In the other case, which happened in a labor and delivery unit, a woman in labor was receiving an oxytocin infusion. The infusion was stopped, and the tubing was removed from the Baxter SIGMA Spectrum pump, but the infusion was left connected to the patient. For some reason, oxytocin subsequently infused via free-flow into the patient. Once realized, the uncontrolled infusion was stopped, but the patient required an emergent cesarean section, and her baby had a low Apgar score. Fortunately, both mother and baby recovered without any long-term effects. The hospital is investigating and conducting a root cause analysis to determine why free-flow protection failed when the tubing was removed from the pump.
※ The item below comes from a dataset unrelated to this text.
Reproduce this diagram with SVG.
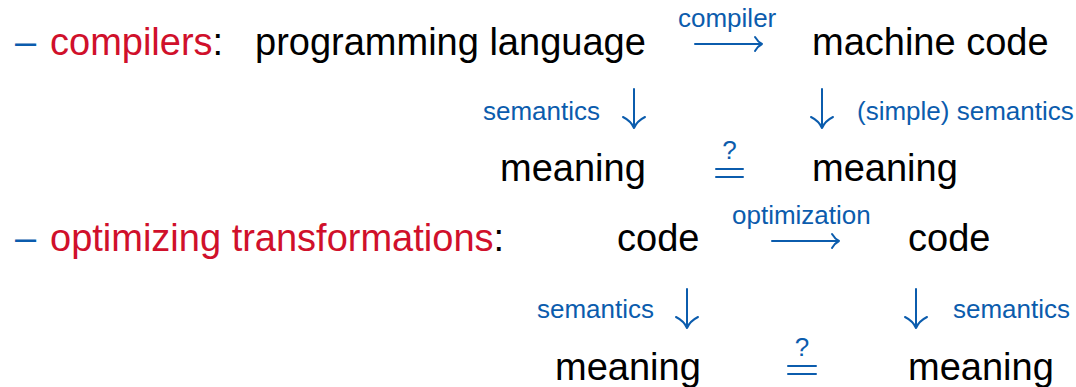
<svg xmlns="http://www.w3.org/2000/svg" width="1076" height="387" viewBox="0 0 1076 387">
  <style>
    text { font-family: "Liberation Sans", Arial, Helvetica, sans-serif; }
    .big { font-size: 38px; fill: #000; }
    .lbl { font-size: 26px; fill: #0b5cad; }
    .red { fill: #d0102b; }
    .blue { fill: #0b5cad; }
    .arr { fill: none; stroke: #0b5cad; stroke-width: 2; stroke-linecap: round; stroke-linejoin: round; }
  </style>
  <rect width="1076" height="387" fill="#fff"/>

  <!-- bullet: compilers -->
  <g id="item-compilers">
    <text class="big blue" x="15" y="55">–</text>
    <text class="big" x="50" y="55"><tspan class="red">compilers</tspan>:</text>
  </g>
  <g id="node-prog-lang"><text class="big" x="255" y="55">programming language</text></g>
  <g id="node-machine-code"><text class="big" x="812" y="55">machine code</text></g>
  <g id="node-meaning-1a"><text class="big" x="500" y="181">meaning</text></g>
  <g id="node-meaning-1b"><text class="big" x="812" y="181">meaning</text></g>

  <!-- bullet: optimizing transformations -->
  <g id="item-optimizing">
    <text class="big blue" x="15" y="251">–</text>
    <text class="big" x="50" y="251"><tspan class="red">optimizing transformations</tspan>:</text>
  </g>
  <g id="node-code-a"><text class="big" x="617" y="251">code</text></g>
  <g id="node-code-b"><text class="big" x="908" y="251">code</text></g>
  <g id="node-meaning-2a"><text class="big" x="555" y="380">meaning</text></g>
  <g id="node-meaning-2b"><text class="big" x="908" y="380">meaning</text></g>

  <g id="connectors">
    <!-- compiler arrow -->
    <path class="arr" d="M695 44 H762 M755 37 Q758 42 762 44 Q758 46 755 51"/>
    <text class="lbl" x="678" y="27">compiler</text>
    <!-- semantics arrows, first diagram -->
    <path class="arr" d="M634 89 V128 M623 117 Q631 121 634 128 Q637 121 645 117"/>
    <text class="lbl" x="483" y="120">semantics</text>
    <path class="arr" d="M822 89 V128 M811 117 Q819 121 822 128 Q825 121 833 117"/>
    <text class="lbl" x="857" y="120">(simple) semantics</text>
    <!-- equality test, first diagram -->
    <path class="arr" d="M716 169 H743 M716 177 H743"/>
    <text class="lbl" x="729.5" y="159" text-anchor="middle" font-size="24">?</text>

    <!-- optimization arrow -->
    <path class="arr" d="M772 241 H839 M832 234 Q835 239 839 241 Q835 243 832 248"/>
    <text class="lbl" x="732" y="224">optimization</text>
    <!-- semantics arrows, second diagram -->
    <path class="arr" d="M687 289 V328 M676 317 Q684 321 687 328 Q690 321 698 317"/>
    <text class="lbl" x="537" y="318">semantics</text>
    <path class="arr" d="M916 289 V328 M905 317 Q913 321 916 328 Q919 321 927 317"/>
    <text class="lbl" x="953" y="318">semantics</text>
    <!-- equality test, second diagram -->
    <path class="arr" d="M788 366 H816 M788 374 H816"/>
    <text class="lbl" x="802" y="356" text-anchor="middle" font-size="24">?</text>
  </g>
</svg>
While a discontinued medication infusion may be needed again later and keeping the same medication bag may save time and resources needed to prepare a new bag, safety comes first. Discontinued infusions should be immediately disconnected from the patient, removed from the pump, and discarded. Stopped or paused infusions also should be immediately disconnected from the patient, removed from the pump, and discarded within a reasonable timeframe if not restarted. Tubing should be traced by hand from the solution container to the pump, and then to the patient for verification of the proper pump/channel and route of administration immediately prior to starting or changing the rate of the infusion. This is especially important with interoperability to ensure the medication hanging over the pump channel matches the medication the patient is supposed to receive.